George R.R. MARTIN, Gardner DOZOIS, COLLECTIF
J'AI LU
480pp - 17,90 €
Critique parue en janvier 2017 dans Bifrost n° 85
Deux mois.
Il aura fallu deux mois à votre serviteur pour venir à bout de la bête (non sans s’entêter à finir des nouvelles franchement pénibles comme celle de Lev Grossman, qui est tout sauf un magicien des mots – j’ai failli écrire qu’il avait à peu près autant de talent que de cheveux, mais je me suis souvenu à temps, ouf, que le rédac’chef de Bifrost devient sensible du bronzage dès qu’on tente la blague capillaire).
Avec un titre pareil, Dangerous Women, Martin et Dozois aux manettes, on s’attend forcément à de la reine uber-cruelle, à de la sorcière sadique, à de la salope de compétition inter-planétaire, à de la ninja sous tequila-kétamine, à de la psychopathe qui ferait passer une héroïne de Morgane Caussarieu pour Candy ou Heidi ou Sissi (enfin, une endive quelconque dont le prénom finit en « i »), à de la fliquette hardcore qui cogne avant de parler, avant de baiser, mais pas avant de siffler ses trois cafés noirs, sans sucre. J’attendais des femmes fatales, des camionneuses taillées pour les bermudas de Schwarzy et le t-shirt mouillé de Tura Satana.
Bon, globalement, on a plutôt droit à de la Candy qui hausse le ton, de la Sissi qui montre les dents, mais pas trop, et à de la Heidi victime des hommes (pensez à remplacer le chalet suisse par un motel californien). Toutes à peu près aussi dangereuses qu’un rhume sénégalais. On se demande où sont passées les Lisbeth Salander du XXIe siècle. Au stand de tir, sans doute…

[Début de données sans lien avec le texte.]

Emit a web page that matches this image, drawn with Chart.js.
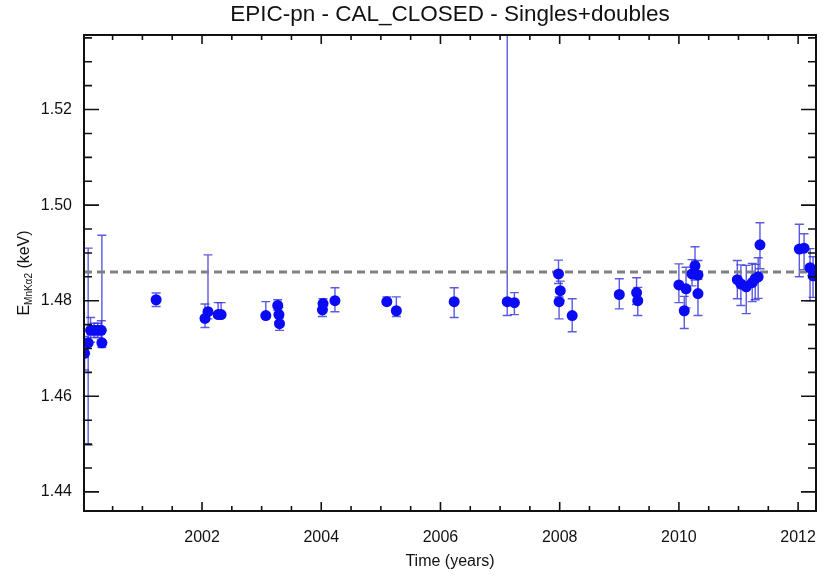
<!DOCTYPE html>
<html>
<head>
<meta charset="utf-8">
<script src="https://cdn.jsdelivr.net/npm/chart.js@4.4.1/dist/chart.umd.min.js"></script>
<style>
  html, body { margin: 0; padding: 0; background: #fff; }
  canvas { display: block; }
</style>
</head>
<body>
<canvas id="calChart" width="827" height="580"></canvas>
<script>
// Mn K-alpha2 line energy over time, singles+doubles
const years = [
  2000.03, 2000.09, 2000.13, 2000.19, 2000.25, 2000.31, 2000.32,
  2001.23,
  2002.05, 2002.10, 2002.27, 2002.32,
  2003.07, 2003.27, 2003.29, 2003.30,
  2004.02, 2004.03, 2004.23,
  2005.10, 2005.26,
  2006.23,
  2007.12, 2007.24,
  2007.98, 2007.99, 2008.01, 2008.21,
  2009.00, 2009.29, 2009.31,
  2010.00, 2010.09, 2010.12, 2010.22, 2010.27, 2010.32, 2010.32,
  2010.98, 2011.04, 2011.13, 2011.23, 2011.28, 2011.33, 2011.36,
  2012.02, 2012.10, 2012.20, 2012.25
];
const energies = [
  1.4690, 1.4712, 1.4738, 1.4738, 1.4738, 1.4738, 1.4712,
  1.4802,
  1.4763, 1.4777, 1.4771, 1.4771,
  1.4769, 1.4790, 1.4771, 1.4752,
  1.4781, 1.4794, 1.4800,
  1.4798, 1.4779,
  1.4798,
  1.4798, 1.4796,
  1.4856, 1.4798, 1.4821, 1.4769,
  1.4813, 1.4817, 1.4800,
  1.4833, 1.4779, 1.4825, 1.4856, 1.4873, 1.4854, 1.4815,
  1.4844, 1.4835, 1.4829, 1.4838, 1.4846, 1.4850, 1.4917,
  1.4908, 1.4910, 1.4869, 1.4852
];
const errLow = [
  0.0035, 0.0214, 0.0025, 0.0015, 0.0015, 0.0020, 0.0010,
  0.0014,
  0.0019, 0.0015, 0.0005, 0.0005,
  0.0003, 0.0010, 0.0015, 0.0014,
  0.0014, 0.0012, 0.0023,
  0.0005, 0.0012,
  0.0033,
  0.0029, 0.0025,
  0.0020, 0.0036, 0.0020, 0.0034,
  0.0030, 0.0025, 0.0031,
  0.0037, 0.0037, 0.0040, 0.0025, 0.0030, 0.0040, 0.0046,
  0.0040, 0.0045, 0.0056, 0.0040, 0.0044, 0.0045, 0.0050,
  0.0058, 0.0045, 0.0069, 0.0045
];
const errHigh = [
  0.0035, 0.0198, 0.0027, 0.0015, 0.0015, 0.0020, 0.0225,
  0.0014,
  0.0030, 0.0119, 0.0025, 0.0025,
  0.0029, 0.0012, 0.0015, 0.0012,
  0.0013, 0.0010, 0.0027,
  0.0010, 0.0029,
  0.0029,
  0.0700, 0.0021,
  0.0029, 0.0010, 0.0020, 0.0035,
  0.0033, 0.0031, 0.0028,
  0.0044, 0.0030, 0.0045, 0.0030, 0.0040, 0.0030, 0.0030,
  0.0040, 0.0040, 0.0045, 0.0040, 0.0030, 0.0040, 0.0046,
  0.0052, 0.0030, 0.0040, 0.0040
];
const meanLevel = 1.486;
const xRange = [2000.02, 2012.30];
const yRange = [1.436, 1.5356];
const xMajorStep = 2, xMinorStep = 0.5;
const yMajorStep = 0.02, yMinorStep = 0.005;

const FONT = "'Liberation Sans', Arial, Helvetica, sans-serif";

const points = years.map((t, i) => ({ x: t, y: energies[i] }));

// vertical error bars with caps, drawn under the markers
const errorBars = {
  id: 'errorBars',
  beforeDatasetsDraw(chart) {
    const { ctx, chartArea: a, scales: { x, y } } = chart;
    ctx.save();
    ctx.beginPath();
    ctx.rect(a.left, a.top, a.right - a.left, a.bottom - a.top);
    ctx.clip();
    ctx.strokeStyle = 'rgba(50, 50, 215, 0.8)';
    ctx.lineWidth = 1.4;
    years.forEach((t, i) => {
      const px = x.getPixelForValue(t);
      const y0 = y.getPixelForValue(energies[i] - errLow[i]);
      const y1 = y.getPixelForValue(energies[i] + errHigh[i]);
      ctx.beginPath();
      ctx.moveTo(px, y0);
      ctx.lineTo(px, y1);
      ctx.moveTo(px - 4.5, y0);
      ctx.lineTo(px + 4.5, y0);
      ctx.moveTo(px - 4.5, y1);
      ctx.lineTo(px + 4.5, y1);
      ctx.stroke();
    });
    ctx.restore();
  }
};

// box frame with inward ticks on all four sides, plus the y title
const frame = {
  id: 'frame',
  afterDraw(chart) {
    const { ctx, chartArea: a, scales: { x, y } } = chart;
    ctx.save();
    ctx.strokeStyle = '#111';
    ctx.lineWidth = 1.6;

    const tick = (x0, y0, x1, y1) => { ctx.moveTo(x0, y0); ctx.lineTo(x1, y1); };
    ctx.beginPath();
    const xStart = Math.ceil(xRange[0] / xMinorStep) * xMinorStep;
    for (let v = xStart; v <= xRange[1] + 1e-9; v += xMinorStep) {
      const px = x.getPixelForValue(v);
      const major = Math.abs(v / xMajorStep - Math.round(v / xMajorStep)) < 1e-6;
      const len = major ? 9 : 5;
      tick(px, a.bottom, px, a.bottom - len);
      tick(px, a.top, px, a.top + len);
    }
    const yStart = Math.ceil(yRange[0] / yMinorStep - 1e-6) * yMinorStep;
    for (let v = yStart; v <= yRange[1] + 1e-9; v += yMinorStep) {
      const py = y.getPixelForValue(v);
      const major = Math.abs(v / yMajorStep - Math.round(v / yMajorStep)) < 1e-6;
      const len = major ? 15 : 8;
      tick(a.left, py, a.left + len, py);
      tick(a.right, py, a.right - len, py);
    }
    ctx.stroke();

    ctx.lineWidth = 2;
    ctx.strokeRect(a.left, a.top, a.right - a.left, a.bottom - a.top);

    // E with MnKα2 subscript, rotated
    ctx.fillStyle = '#111';
    ctx.translate(23, (a.top + a.bottom) / 2);
    ctx.rotate(-Math.PI / 2);
    ctx.textBaseline = 'alphabetic';
    const big = '16px ' + FONT, small = '10px ' + FONT;
    ctx.font = big;
    const wE = ctx.measureText('E').width;
    const wRest = ctx.measureText(' (keV)').width;
    ctx.font = small;
    const wSub = ctx.measureText('MnKα2').width;
    let cx = -(wE + wSub + wRest) / 2;
    const base = 6;
    ctx.font = big;
    ctx.fillText('E', cx, base);
    cx += wE;
    ctx.font = small;
    ctx.fillText('MnKα2', cx, base + 3);
    cx += wSub;
    ctx.font = big;
    ctx.fillText(' (keV)', cx, base);
    ctx.restore();
  }
};

new Chart(document.getElementById('calChart'), {
  type: 'scatter',
  data: {
    datasets: [
      {
        data: points,
        order: 1,
        pointRadius: 5.5,
        pointHoverRadius: 5.5,
        pointBackgroundColor: '#0a0af5',
        pointBorderColor: '#0a0af5',
        pointBorderWidth: 0
      },
      {
        type: 'line',
        order: 2,
        data: [{ x: xRange[0], y: meanLevel }, { x: xRange[1], y: meanLevel }],
        borderColor: '#808080',
        borderWidth: 3,
        borderDash: [8, 5],
        pointRadius: 0,
        fill: false
      }
    ]
  },
  options: {
    responsive: false,
    animation: false,
    devicePixelRatio: 1,
    layout: { padding: { top: 0, right: 11, bottom: 0, left: 0 } },
    plugins: {
      legend: { display: false },
      tooltip: { enabled: false },
      title: {
        display: true,
        fullSize: false,
        text: 'EPIC-pn - CAL_CLOSED - Singles+doubles',
        color: '#111',
        font: { family: FONT, size: 22.5, weight: 'normal' },
        padding: { top: 1, bottom: 7 }
      }
    },
    scales: {
      x: {
        type: 'linear',
        min: xRange[0],
        max: xRange[1],
        grid: { display: false, drawTicks: false },
        border: { display: false },
        ticks: {
          stepSize: xMajorStep,
          includeBounds: false,
          color: '#111',
          padding: 17,
          font: { family: FONT, size: 16 },
          maxRotation: 0,
          callback: v => String(Math.round(v))
        },
        title: {
          display: true,
          text: 'Time (years)',
          color: '#111',
          font: { family: FONT, size: 16 },
          padding: { top: 0, bottom: 9 }
        },
        afterFit(scale) {
          scale.height = 69;
          scale.paddingLeft = 0;
          scale.paddingRight = 0;
        }
      },
      y: {
        type: 'linear',
        min: yRange[0],
        max: yRange[1],
        grid: { display: false, drawTicks: false },
        border: { display: false },
        ticks: {
          stepSize: yMajorStep,
          includeBounds: false,
          color: '#111',
          padding: 12,
          font: { family: FONT, size: 16 },
          callback: v => v.toFixed(2)
        },
        afterFit(scale) {
          scale.width = 84;
          scale.paddingTop = 0;
          scale.paddingBottom = 0;
        }
      }
    }
  },
  plugins: [errorBars, frame]
});
</script>
</body>
</html>
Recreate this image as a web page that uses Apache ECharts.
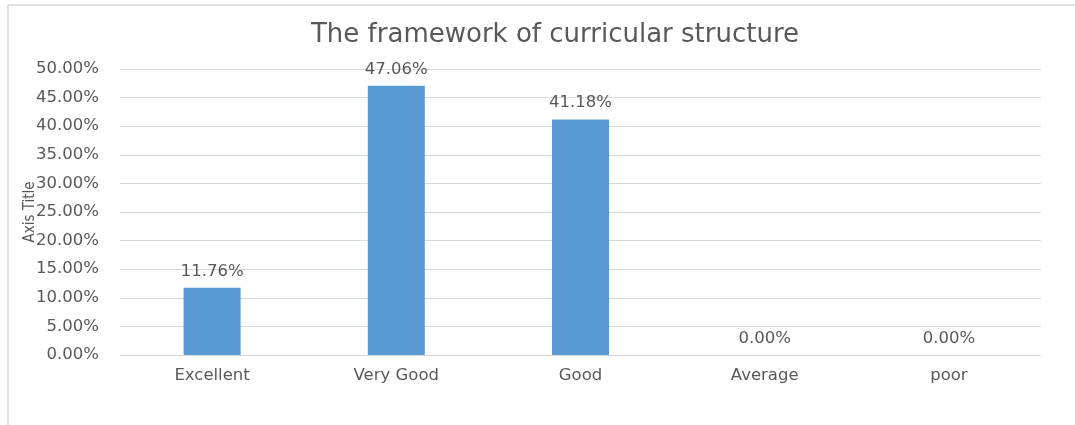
<!DOCTYPE html>
<html>
<head>
<meta charset="utf-8">
<script src="https://cdn.jsdelivr.net/npm/echarts@6/dist/echarts.min.js"></script>
<style>
  html, body { margin: 0; padding: 0; background: #fff; }
  #chart { width: 1075px; height: 425px; }
</style>
</head>
<body>
<div id="chart"></div>
<script>
const categories = ["Excellent", "Very Good", "Good", "Average", "poor"];
const values = [11.76, 47.06, 41.18, 0, 0];
const yMax = 50;
const yStep = 5;

const chart = echarts.init(document.getElementById("chart"));

const textColor = "#595959";

const option = {
  animation: false,
  backgroundColor: "#fff",
  title: {
    text: "The framework of curricular structure",
    left: 550,
    top: 17,
    textAlign: "center",
    textStyle: {
      fontFamily: "DejaVu Sans",
      fontSize: 26,
      fontWeight: "normal",
      color: textColor,
    },
  },
  grid: {
    left: 120,
    right: 34,
    top: 69,
    bottom: 70,
  },
  xAxis: {
    type: "category",
    data: categories,
    axisLine: { lineStyle: { color: "#d9d9d9" } },
    axisTick: { show: false },
    axisLabel: {
      fontFamily: "DejaVu Sans",
      fontSize: 16.5,
      color: textColor,
      margin: 12,
    },
  },
  yAxis: {
    type: "value",
    min: 0,
    max: yMax,
    interval: yStep,
    name: "Axis Title",
    nameLocation: "middle",
    nameGap: 82,
    nameMoveOverlap: false,
    nameTextStyle: {
      fontFamily: "DejaVu Sans Condensed",
      fontSize: 15,
      color: textColor,
    },
    axisLine: { show: false },
    axisTick: { show: false },
    splitLine: { lineStyle: { color: "#d9d9d9" } },
    axisLabel: {
      fontFamily: "DejaVu Sans",
      fontSize: 16.5,
      color: textColor,
      margin: 21,
      formatter: (v) => v.toFixed(2) + "%",
    },
  },
  graphic: [
    {
      type: "line",
      shape: { x1: 8, y1: 5, x2: 1075, y2: 5 },
      style: { stroke: "#d9d9d9", lineWidth: 1.5 },
    },
    {
      type: "line",
      shape: { x1: 8, y1: 5, x2: 8, y2: 425 },
      style: { stroke: "#d9d9d9", lineWidth: 1.5 },
    },
  ],
  series: [
    {
      type: "bar",
      data: values,
      barWidth: 57,
      itemStyle: { color: "#5b9bd5" },
      label: {
        show: true,
        position: "top",
        distance: 8,
        fontFamily: "DejaVu Sans",
        fontSize: 16.5,
        color: textColor,
        formatter: (p) => p.value.toFixed(2) + "%",
      },
    },
  ],
};

chart.setOption(option);
</script>
</body>
</html>
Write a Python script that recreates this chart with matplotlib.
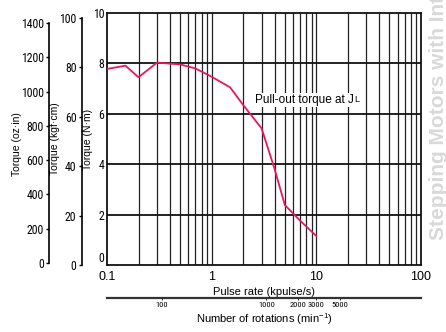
import matplotlib
matplotlib.use("Agg")
import matplotlib.pyplot as plt
from matplotlib import font_manager as fm

# ---- data ----
pulse_rate = [0.1, 0.15, 0.2, 0.3, 0.5, 0.7, 1.0, 1.5, 2.0, 3.0, 4.0, 5.0, 7.0, 10.0]
torque_nm = [7.78, 7.91, 7.45, 8.03, 7.96, 7.80, 7.47, 7.05, 6.35, 5.42, 3.80, 2.38, 1.76, 1.15]
nm_ticks = [0, 2, 4, 6, 8, 10]
kgf_ticks = [0, 20, 40, 60, 80, 100]
oz_ticks = [0, 200, 400, 600, 800, 1000, 1200, 1400]
x_ticks = [0.1, 1, 10, 100]
x_tick_labels = ["0.1", "1", "10", "100"]
rpm_ticks = [100, 1000, 2000, 3000, 5000]
rpm_labels = ["100", "1000", "2000", "3000", "5000"]
annotation = "Pull-out torque at J"
annotation_sub = "L"
watermark = "Stepping Motors with Integrated Driver"

names = {f.name for f in fm.fontManager.ttflist}
narrow_fams = [n for n in ("Liberation Sans Narrow", "Roboto Condensed", "DejaVu Sans") if n in names]
plt.rcParams["font.family"] = ["Liberation Sans", "DejaVu Sans"]
NARROW = dict(family=narrow_fams, stretch="condensed")

W, H = 446, 332
fig = plt.figure(figsize=(W / 100, H / 100), dpi=100)
L, R, T, B = 107, 421, 13, 265
ax = fig.add_axes([L / W, 1 - B / H, (R - L) / W, (B - T) / H])

ax.set_xscale("log")
ax.set_xlim(0.1, 100)
ax.set_ylim(0, 10)

# grid
for x in [m * 10 ** e for e in (-1, 0, 1) for m in range(1, 10)][1:]:
    ax.axvline(x, color="#222222", lw=0.9, zorder=1)
for y in nm_ticks[1:-1]:
    ax.axhline(y, color="#111111", lw=1.3, zorder=1)

ax.plot(pulse_rate, torque_nm, color="#e8185a", lw=1.3, zorder=3)

for s in ax.spines.values():
    s.set_linewidth(1.3)
    s.set_color("#111111")

ax.set_xticks(x_ticks)
ax.set_xticklabels(x_tick_labels, fontsize=9)
ax.xaxis.set_minor_locator(matplotlib.ticker.NullLocator())
ax.tick_params(axis="x", length=0, pad=4)
ax.set_yticks(nm_ticks)
ax.set_yticklabels([str(v) for v in nm_ticks], fontsize=8.5, **NARROW)
ax.tick_params(axis="y", length=0, pad=2)
ax.get_yticklabels()[0].set_verticalalignment("bottom")
ax.set_xlabel("Pulse rate (kpulse/s)", fontsize=8, labelpad=3)
ax.set_ylabel("Torque (N·m)", fontsize=7.5)
ax.yaxis.set_label_coords(-0.045, 0.5)

t = ax.text(2.6, 6.55, annotation, fontsize=8.5, ha="left", va="center",
            bbox=dict(facecolor="white", edgecolor="none", pad=1.0), zorder=4)
ax.annotate(annotation_sub, xy=(1, 0), xycoords=t, xytext=(0.3, 1.6),
            textcoords="offset points", fontsize=6.5, ha="left", va="bottom",
            bbox=dict(facecolor="white", edgecolor="none", pad=0.8), zorder=4)


def side_axis(ylim, ticks, top, offset_px, label, label_x, label_y):
    a = ax.twinx()
    a.set_ylim(*ylim)
    for k in ("right", "top", "bottom"):
        a.spines[k].set_visible(False)
    a.spines["left"].set_visible(True)
    a.spines["left"].set_position(("outward", offset_px * 0.72))
    a.spines["left"].set_bounds(0, top)
    a.spines["left"].set_linewidth(1.2)
    a.yaxis.tick_left()
    a.yaxis.set_label_position("left")
    a.set_yticks(ticks)
    a.set_yticklabels([str(v) for v in ticks], fontsize=8.5, **NARROW)
    a.tick_params(axis="y", length=2.5, width=1.0, pad=1.5)
    a.set_ylabel(label, fontsize=7.5)
    a.yaxis.set_label_coords(label_x, label_y)
    a.patch.set_visible(False)
    return a


side_axis((0, 10 * 10.197), kgf_ticks, 100, 25, "Torque (kgf·cm)", -0.15, 0.5)
side_axis((-11.8, 1458.8), oz_ticks, 1400, 57.7, "Torque (oz·in)", -0.271, 0.48)

# rotations axis
ax_r = fig.add_axes([L / W, 1 - 298 / H, (R - L) / W, 0.0001])
ax_r.set_xscale("log")
ax_r.set_xlim(0.1 * 300, 100 * 300)
for k in ("top", "left", "right"):
    ax_r.spines[k].set_visible(False)
ax_r.spines["bottom"].set_linewidth(1.6)
ax_r.spines["bottom"].set_color("#333333")
ax_r.set_yticks([])
ax_r.set_xticks(rpm_ticks)
ax_r.set_xticklabels(rpm_labels, fontsize=6, **NARROW)
ax_r.xaxis.set_minor_locator(matplotlib.ticker.NullLocator())
ax_r.tick_params(axis="x", length=1.5, width=0.6, pad=1.5)
ax_r.set_xlabel("Number of rotations (min$^{\\mathregular{-1}}$)", fontsize=8, labelpad=2)
ax_r.patch.set_visible(False)

fig.text(439 / W, 1 - 240 / H, watermark, rotation=90, ha="center", va="bottom",
         color="#d9d9d9", fontweight="bold", fontsize=15)

fig.savefig("out.png", dpi=100)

Les fans du « Trône de fer » trouveront au sommaire une chouette novella du cycle (que J’ai Lu va sans doute trouver le moyen d’exploiter six fois avant la réélection de Donald Trump) : un court roman de plus de cent pages avec des personnages de reine et de princesse en conflit qui, malheureusement, n’arrivent ni l’une ni l’autre à la cheville de Cersei Lannister. Les fans de Joe Lansdale se régaleront avec son histoire délicieusement cradingue de sorcière du catch. Pour le reste, mouais, c’est pas bien terrible.
Pour couronner le tout, le découpage français est étrange : tous les auteurs masculins ont été regroupés dans le tome 1 (choix sans doute dû au fait que l’auteur du « Trône de fer » ne s’appelle pas Georgette Regina Ramona Martine). C’est un peu goujat d’ouvrir grand la porte et de passer avant les dames. Espérons que dans le second tome de cette anthologie, les auteures/autrices sauront relever le gant et nous proposer des portraits de femmes vraiment dangereuses. Je ne sais pas pourquoi, j’ai un petit doute.